For conservatives with long memories, John McCain is about the worst possible Republican presidential nominee - unless, of course, anyone still thinks Mike Huckabee actually has a shot at the brass ring, or you like seeing the GOP split asunder. And the reason why can perhaps best be summed up in two words: McCain-Feingold.

Sen. McCain's campaign finance reform bill - which he pushed relentlessly, almost to the exclusion of everything else - was a frontal attack on the right of free speech. Not commercial or pornographic free speech, mind you. Political free speech. The kind of speech the Founders clearly had in mind when they emphatically declared that Congress shall make no law abridging.

An even bigger problem is that too many Republicans actually agree with John McCain on restricting political speech. Mike Huckabee, for instance.

McCain-Feingold is a constitutional abomination. If John McCain can chuck the First Amendment overboard, no other constitutional protections would be safe under his watch either. Indeed, Sen. McCain has also gone after the Second Amendment with efforts to close the so-called "gun show loophole." But for gun rights advocates, that was no "loophole." It was just another chapter in the gun-grabbers never-ending quest to disarm American citizens.
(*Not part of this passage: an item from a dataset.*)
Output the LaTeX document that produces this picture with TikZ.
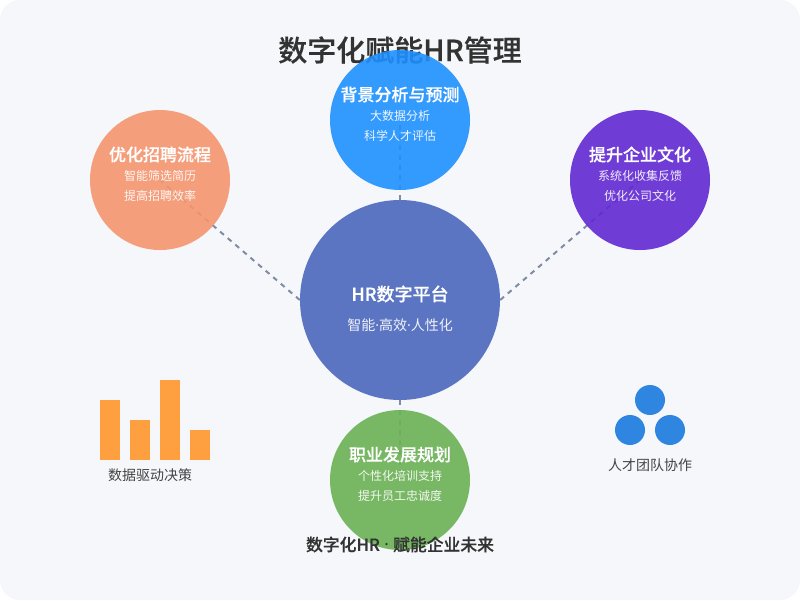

Recall, also, that it was Sen. McCain who led the "Gang of 14," which undercut the GOP attempt to break Harry Reid's filibusters of conservative judges. Many conservative judicial nominees have never received so much as the courtesy of an up-or-down vote, thanks to Sen. McCain and his band of moderate Republicans.

And then there's the glue that holds conservatives of all stripes together - taxes. John McCain was against tax cuts before he was for them. Recall that McCain voted against the Bush tax cuts while he was a senator, but now he's all for tax cuts as a presidential candidate. And McCain is the only remaining GOP presidential candidate to thus far refuse to sign the Taxpayer Protection Pledge promising not to raise taxes.

There's also the matter of illegal immigration. No matter how many times Sen. McCain says the bill he co-sponsored with Ted Kennedy wasn't amnesty - it was. If it walks like a duck and quacks like a duck, it ain't no chicken.

In an effort to re-invent this history and make John McCain palatable to conservatives today, supporters are now pointing to his 82 percent lifetime rating from the American Conservative Union (ACU). But this is extremely misleading. McCain only gets to 82 percent lifetime because he was far more conservative in his early years in Congress two decades ago than he is now. Indeed, his ACU score for 2006 was a paltry 65 percent.

True limited-government conservatives and principled Republicans will continue to oppose John McCain as the GOP's nominee, but the senator from Arizona might nevertheless prevail. If so, I suspect even the specter of a President Hillary won't be enough to get many conservative elephants to forget the John McCain they've known and vote for him in November. It could be 2006 all over again.

Republicans better be careful whom they vote for. They just might get him. And by extension ... HER.